:: What is needed ::
Quote the whole listing verbatim.

:: Supplied material ::
((

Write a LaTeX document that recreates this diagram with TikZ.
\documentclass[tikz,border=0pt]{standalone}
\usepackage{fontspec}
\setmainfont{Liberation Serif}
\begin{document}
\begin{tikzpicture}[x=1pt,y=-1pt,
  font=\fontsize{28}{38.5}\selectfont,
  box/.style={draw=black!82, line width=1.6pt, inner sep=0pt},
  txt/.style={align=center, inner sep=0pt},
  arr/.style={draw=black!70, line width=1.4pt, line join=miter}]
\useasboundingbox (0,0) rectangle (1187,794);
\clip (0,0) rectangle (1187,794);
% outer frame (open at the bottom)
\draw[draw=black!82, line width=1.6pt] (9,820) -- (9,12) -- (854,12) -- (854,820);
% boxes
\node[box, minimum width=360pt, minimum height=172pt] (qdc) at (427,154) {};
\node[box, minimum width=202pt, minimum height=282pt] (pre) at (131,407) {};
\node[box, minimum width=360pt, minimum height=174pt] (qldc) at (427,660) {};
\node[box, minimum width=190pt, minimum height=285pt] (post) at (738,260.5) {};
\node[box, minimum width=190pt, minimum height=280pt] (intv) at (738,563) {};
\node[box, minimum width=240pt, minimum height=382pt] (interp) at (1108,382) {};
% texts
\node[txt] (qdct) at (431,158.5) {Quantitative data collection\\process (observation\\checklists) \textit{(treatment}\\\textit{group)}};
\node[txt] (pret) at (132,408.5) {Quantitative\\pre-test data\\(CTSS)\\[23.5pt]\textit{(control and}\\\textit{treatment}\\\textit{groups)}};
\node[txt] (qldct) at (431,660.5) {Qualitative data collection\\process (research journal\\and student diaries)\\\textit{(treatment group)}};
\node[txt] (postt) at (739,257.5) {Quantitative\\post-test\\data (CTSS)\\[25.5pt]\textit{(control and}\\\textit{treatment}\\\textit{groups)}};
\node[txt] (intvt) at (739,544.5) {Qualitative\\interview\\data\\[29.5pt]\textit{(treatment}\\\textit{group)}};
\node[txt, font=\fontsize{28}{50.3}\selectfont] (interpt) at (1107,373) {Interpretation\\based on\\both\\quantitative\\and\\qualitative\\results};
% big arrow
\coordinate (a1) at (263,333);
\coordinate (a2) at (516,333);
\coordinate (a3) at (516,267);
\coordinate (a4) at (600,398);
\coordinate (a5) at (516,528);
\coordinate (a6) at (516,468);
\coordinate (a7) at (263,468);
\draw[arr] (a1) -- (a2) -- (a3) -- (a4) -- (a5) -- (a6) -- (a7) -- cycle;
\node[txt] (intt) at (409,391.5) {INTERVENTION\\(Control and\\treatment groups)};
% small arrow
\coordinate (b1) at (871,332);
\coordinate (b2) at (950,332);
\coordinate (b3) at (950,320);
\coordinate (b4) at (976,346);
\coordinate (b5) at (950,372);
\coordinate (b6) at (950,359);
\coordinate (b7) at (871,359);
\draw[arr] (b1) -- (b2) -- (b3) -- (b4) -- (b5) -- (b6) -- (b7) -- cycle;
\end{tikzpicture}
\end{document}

))

:: Reply ::
Write a LaTeX document that recreates this diagram with TikZ.
\documentclass[tikz,border=0pt]{standalone}
\usepackage{fontspec}
\setmainfont{Liberation Serif}
\begin{document}
\begin{tikzpicture}[x=1pt,y=-1pt,
  font=\fontsize{28}{38.5}\selectfont,
  box/.style={draw=black!82, line width=1.6pt, inner sep=0pt},
  txt/.style={align=center, inner sep=0pt},
  arr/.style={draw=black!70, line width=1.4pt, line join=miter}]
\useasboundingbox (0,0) rectangle (1187,794);
\clip (0,0) rectangle (1187,794);
% outer frame (open at the bottom)
\draw[draw=black!82, line width=1.6pt] (9,820) -- (9,12) -- (854,12) -- (854,820);
% boxes
\node[box, minimum width=360pt, minimum height=172pt] (qdc) at (427,154) {};
\node[box, minimum width=202pt, minimum height=282pt] (pre) at (131,407) {};
\node[box, minimum width=360pt, minimum height=174pt] (qldc) at (427,660) {};
\node[box, minimum width=190pt, minimum height=285pt] (post) at (738,260.5) {};
\node[box, minimum width=190pt, minimum height=280pt] (intv) at (738,563) {};
\node[box, minimum width=240pt, minimum height=382pt] (interp) at (1108,382) {};
% texts
\node[txt] (qdct) at (431,158.5) {Quantitative data collection\\process (observation\\checklists) \textit{(treatment}\\\textit{group)}};
\node[txt] (pret) at (132,408.5) {Quantitative\\pre-test data\\(CTSS)\\[23.5pt]\textit{(control and}\\\textit{treatment}\\\textit{groups)}};
\node[txt] (qldct) at (431,660.5) {Qualitative data collection\\process (research journal\\and student diaries)\\\textit{(treatment group)}};
\node[txt] (postt) at (739,257.5) {Quantitative\\post-test\\data (CTSS)\\[25.5pt]\textit{(control and}\\\textit{treatment}\\\textit{groups)}};
\node[txt] (intvt) at (739,544.5) {Qualitative\\interview\\data\\[29.5pt]\textit{(treatment}\\\textit{group)}};
\node[txt, font=\fontsize{28}{50.3}\selectfont] (interpt) at (1107,373) {Interpretation\\based on\\both\\quantitative\\and\\qualitative\\results};
% big arrow
\coordinate (a1) at (263,333);
\coordinate (a2) at (516,333);
\coordinate (a3) at (516,267);
\coordinate (a4) at (600,398);
\coordinate (a5) at (516,528);
\coordinate (a6) at (516,468);
\coordinate (a7) at (263,468);
\draw[arr] (a1) -- (a2) -- (a3) -- (a4) -- (a5) -- (a6) -- (a7) -- cycle;
\node[txt] (intt) at (409,391.5) {INTERVENTION\\(Control and\\treatment groups)};
% small arrow
\coordinate (b1) at (871,332);
\coordinate (b2) at (950,332);
\coordinate (b3) at (950,320);
\coordinate (b4) at (976,346);
\coordinate (b5) at (950,372);
\coordinate (b6) at (950,359);
\coordinate (b7) at (871,359);
\draw[arr] (b1) -- (b2) -- (b3) -- (b4) -- (b5) -- (b6) -- (b7) -- cycle;
\end{tikzpicture}
\end{document}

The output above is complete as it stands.